Vos efforts ont visiblement porté leurs fruits, puisque Notre possible, votre premier roman, paraît en librairie dès aujourd’hui chez Libre Expression. À travers cette histoire qu’on qualifie de chorale, on suit Nathalie et Paul, un «couple modèle» pour qui la vie semble sourire à pleines dents: «belles carrières, beaux enfants, belle maison, beau chalet, beaux voyages. Mais cette vie de famille parfaite s’effrite: maladie, infidélité, remises en question, appels à l’aide…» Au fil des chapitres, on vit, à travers les points multiples de vos personnages, une année dans la vie de ce «couple ordinaire», pas si différent des autres, qui va devoir surmonter les épreuves afin de sortir indemne de cette impasse. On est curieux: d’où vous est venue l’inspiration pour ce roman du quotidien, qui explore les thèmes de la famille, de la vulnérabilité et des blessures à vif?
«J’ai porté une grande attention à tenter de me mettre dans la peau de Nathalie, autant que dans celle de Paul, puis de Florence, sa psychologue, et de donner voix à chacun d’entre eux, imaginant ce qu’ils pouvaient ressentir.»

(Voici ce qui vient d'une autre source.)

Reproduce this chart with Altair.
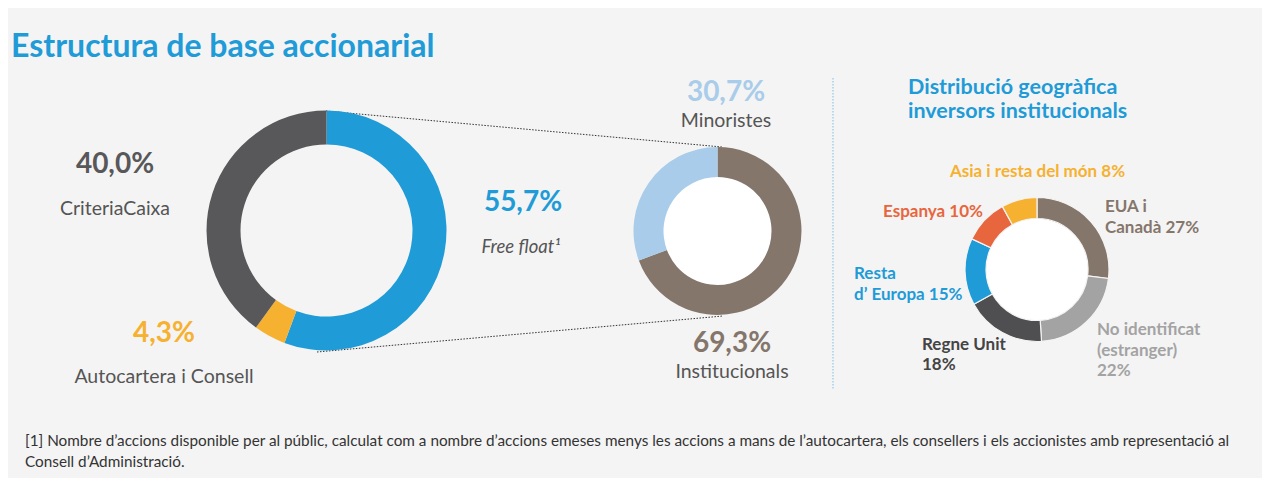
import altair as alt
import pandas as pd

# ---------------- data ----------------
main_cats = ["Free float", "Autocartera i Consell", "CriteriaCaixa"]
main_vals = [55.7, 4.3, 40.0]
main_colors = ["#1f9bd7", "#f6b130", "#58585a"]

ff_cats = ["Institucionals", "Minoristes"]
ff_vals = [69.3, 30.7]
ff_colors = ["#85766c", "#a8cce9"]

geo_cats = ["EUA i Canadà", "No identificat (estranger)", "Regne Unit",
            "Resta d’ Europa", "Espanya", "Asia i resta del món"]
geo_vals = [27, 22, 18, 15, 10, 8]
geo_colors = ["#85766c", "#a3a3a3", "#4f4f51", "#1f9bd7", "#e8663d", "#f6b130"]

title = "Estructura de base accionarial"
geo_title = ["Distribució geogràfica", "inversors institucionals"]
footnote = ["[1] Nombre d’accions disponible per al públic, calculat com a nombre d’accions emeses menys les accions a mans de l’autocartera, els consellers i els accionistes amb representació al",
            "Consell d’Administració."]

FONT = "Lato"
W, H = 1254, 470


def pct(v, dec=1):
    return (f"{v:.{dec}f}".replace(".", ",")) + "%"


def donut(cats, vals, colors, cx, cy, r_in, r_out, stroke=None):
    df = pd.DataFrame({"cat": cats, "value": vals, "idx": list(range(len(cats)))})
    kw = {}
    if stroke:
        kw = dict(stroke=stroke, strokeWidth=1.2)
    return alt.Chart(df).mark_arc(innerRadius=r_in, outerRadius=r_out, **kw).encode(
        theta=alt.Theta("value:Q", stack=True),
        order=alt.Order("idx:Q"),
        color=alt.Color("cat:N", scale=alt.Scale(domain=cats, range=colors), legend=None),
        x=alt.value(cx), y=alt.value(cy),
    )


def disc(cx, cy, r, color):
    df = pd.DataFrame({"v": [1]})
    return alt.Chart(df).mark_arc(outerRadius=r, color=color).encode(
        theta=alt.Theta("v:Q"), x=alt.value(cx), y=alt.value(cy))


def txt(s, x, y, size, color, bold=False, italic=False, align="left"):
    df = pd.DataFrame({"t": [s]})
    kw = dict(font=FONT, fontSize=size, color=color, align=align, baseline="alphabetic")
    if bold:
        kw["fontWeight"] = "bold"
    if italic:
        kw["fontStyle"] = "italic"
    return alt.Chart(df).mark_text(**kw).encode(
        x=alt.value(x), y=alt.value(y), text="t:N")


def seg(x1, y1, x2, y2, color, dash):
    df = pd.DataFrame({"v": [1]})
    return alt.Chart(df).mark_rule(color=color, strokeWidth=1, strokeDash=dash).encode(
        x=alt.value(x1), y=alt.value(y1), x2=alt.value(x2), y2=alt.value(y2))


O = 8  # page offset
layers = []

# connecting dotted lines
layers.append(seg(326 - O, 111 - O, 722 - O, 147 - O, "#333333", [1.5, 1.5]))
layers.append(seg(317 - O, 352 - O, 723 - O, 316 - O, "#333333", [1.5, 1.5]))
# separator
layers.append(seg(833 - O, 78 - O, 833 - O, 390 - O, "#7fbde6", [1.5, 1.5]))

# donuts
layers.append(donut(main_cats, main_vals, main_colors, 326.5 - O, 230.5 - O, 86, 120))
layers.append(disc(717.5 - O, 231 - O, 55, "#ffffff"))
layers.append(donut(ff_cats, ff_vals, ff_colors, 717.5 - O, 231 - O, 54, 84))
layers.append(disc(1037 - O, 269.5 - O, 52, "#ffffff"))
layers.append(donut(geo_cats, geo_vals, geo_colors, 1037 - O, 269.5 - O, 51, 72, stroke="#f4f4f4"))

# title
layers.append(txt(title, 11 - O, 57 - O, 32, "#1f9bd7", bold=True))

PS = 28     # percentages
BS = 19.5   # body labels
# main labels
layers.append(txt(pct(main_vals[2]), 115 - O, 173 - O, PS, "#58585a", bold=True, align="center"))
layers.append(txt(main_cats[2], 115 - O, 215 - O, BS, "#555555", align="center"))
layers.append(txt(pct(main_vals[1]), 164 - O, 342 - O, PS, "#f6b130", bold=True, align="center"))
layers.append(txt(main_cats[1], 164 - O, 383 - O, BS, "#555555", align="center"))
layers.append(txt(pct(main_vals[0]), 523 - O, 211 - O, PS, "#1f9bd7", bold=True, align="center"))
layers.append(txt(main_cats[0] + "¹", 521 - O, 253 - O, 18.5, "#555555", italic=True, align="center"))

# free float labels
layers.append(txt(pct(ff_vals[1]), 726 - O, 101 - O, PS, "#a8cce9", bold=True, align="center"))
layers.append(txt(ff_cats[1], 726 - O, 127 - O, BS, "#555555", align="center"))
layers.append(txt(pct(ff_vals[0]), 732 - O, 352 - O, PS, "#85766c", bold=True, align="center"))
layers.append(txt(ff_cats[0], 732 - O, 378 - O, BS, "#555555", align="center"))

# geo title
layers.append(txt(geo_title[0], 908 - O, 94 - O, 21.5, "#1f9bd7", bold=True))
layers.append(txt(geo_title[1], 908 - O, 118 - O, 21.5, "#1f9bd7", bold=True))

# geo labels
GS = 17
layers.append(txt(f"{geo_cats[5]} {geo_vals[5]}%", 950 - O, 177 - O, GS, "#f6b130", bold=True))
layers.append(txt(f"{geo_cats[4]} {geo_vals[4]}%", 883 - O, 217 - O, GS, "#e8663d", bold=True))
layers.append(txt("EUA i", 1105 - O, 212 - O, GS, "#85766c", bold=True))
layers.append(txt(f"Canadà {geo_vals[0]}%", 1105 - O, 233 - O, GS, "#85766c", bold=True))
layers.append(txt("Resta", 854 - O, 279 - O, GS, "#1f9bd7", bold=True))
layers.append(txt(f"d’ Europa {geo_vals[3]}%", 854 - O, 300 - O, GS, "#1f9bd7", bold=True))
layers.append(txt(geo_cats[2], 922 - O, 350 - O, GS, "#444444", bold=True))
layers.append(txt(f"{geo_vals[2]}%", 922 - O, 370 - O, GS, "#444444", bold=True))
layers.append(txt("No identificat", 1097 - O, 335 - O, GS, "#a3a3a3", bold=True))
layers.append(txt("(estranger)", 1097 - O, 356 - O, GS, "#a3a3a3", bold=True))
layers.append(txt(f"{geo_vals[1]}%", 1097 - O, 376 - O, GS, "#a3a3a3", bold=True))

# footnote
layers.append(txt(footnote[0], 25 - O, 446 - O, 15.3, "#333333"))
layers.append(txt(footnote[1], 25 - O, 467 - O, 15.3, "#333333"))

chart = alt.layer(*layers).resolve_scale(
    theta="independent", color="independent"
).properties(
    width=W, height=H, autosize="none", padding=0, background="#f4f4f4"
).configure_view(stroke=None)

chart.save("out.html", embed_options={"renderer": "svg", "actions": False})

«Mon inspiration, ma prémisse, le défi que je m’étais lancé, c’était de soumettre des gens ordinaires, comme vous et moi, à des épreuves relativement courantes afin d’illustrer l’intensité des émotions qu’ils vivent. Partir du point de vue que les animaux imaginaires, les extraterrestres, les détournements d’avion ou encore les sorciers maléfiques ne sont pas fréquemment rencontrés par le commun des mortels, mais que, pourtant, nos vies sont emplies de bouleversements et d’émotions fortes.»
«Je souhaite faire pénétrer le lecteur au cœur des cahots émotionnels qu’ils vivent.»
D’après vous, un coup le livre refermé, avec quelles émotions nos lecteurs et lectrices regagneront-ils leur quotidien après avoir vécu auprès de vos personnages durant toutes ces heures de lecture?
«J’espère qu’ils se diront que nous sommes tous dans le même bateau, que nos existences comportent toutes des défis inévitables et que nous n’avons d’autre choix que de faire de notre mieux pour les affronter et rester à flot.»
«L’embarcation peut prendre l’eau ou même chavirer une ou deux fois, mais il faut trouver la force d’écoper et de continuer. Et aussi se dire qu’il est bien normal d’avoir des hauts et des bas, que tout n’est pas toujours rose, mais qu’en prenant le temps de se regarder nous-même et nos proches, on peut espérer garder un équilibre relatif qui sera, par définition, imparfait et variable. La “réussite” de nos vies s’évalue sur le moyen et le long terme. Bon, tout ceci est très moralisateur!»
«Je souhaite aussi montrer qu’il ne faut pas hésiter à mordre dans la vie, à faire des folies, à plonger dans le vide. Un peu comme un cardiologue qui décide de s’improviser romancier…»
Et alors, est-ce que cette aventure comme primo-romancier vous a donné la piqûre du deuxième roman? On l’espère, en tout cas, car ça nous donnerait une belle occasion, dans un futur proche, de poursuivre la discussion avec vous!
«Cette aventure me transporte effectivement. Les idées bouillonnent, le synopsis du deuxième est en chantier, quelques paragraphes ont été couchés sur la page.»
«Il ne s’agit pas d’une suite à Notre possible! Je me poserai un nouveau défi, différent du premier, celui d’amener le lecteur dans une autre direction.»
«Ce fut un plaisir de répondre à vos questions. Je poursuivrai volontiers la discussion au prochain.»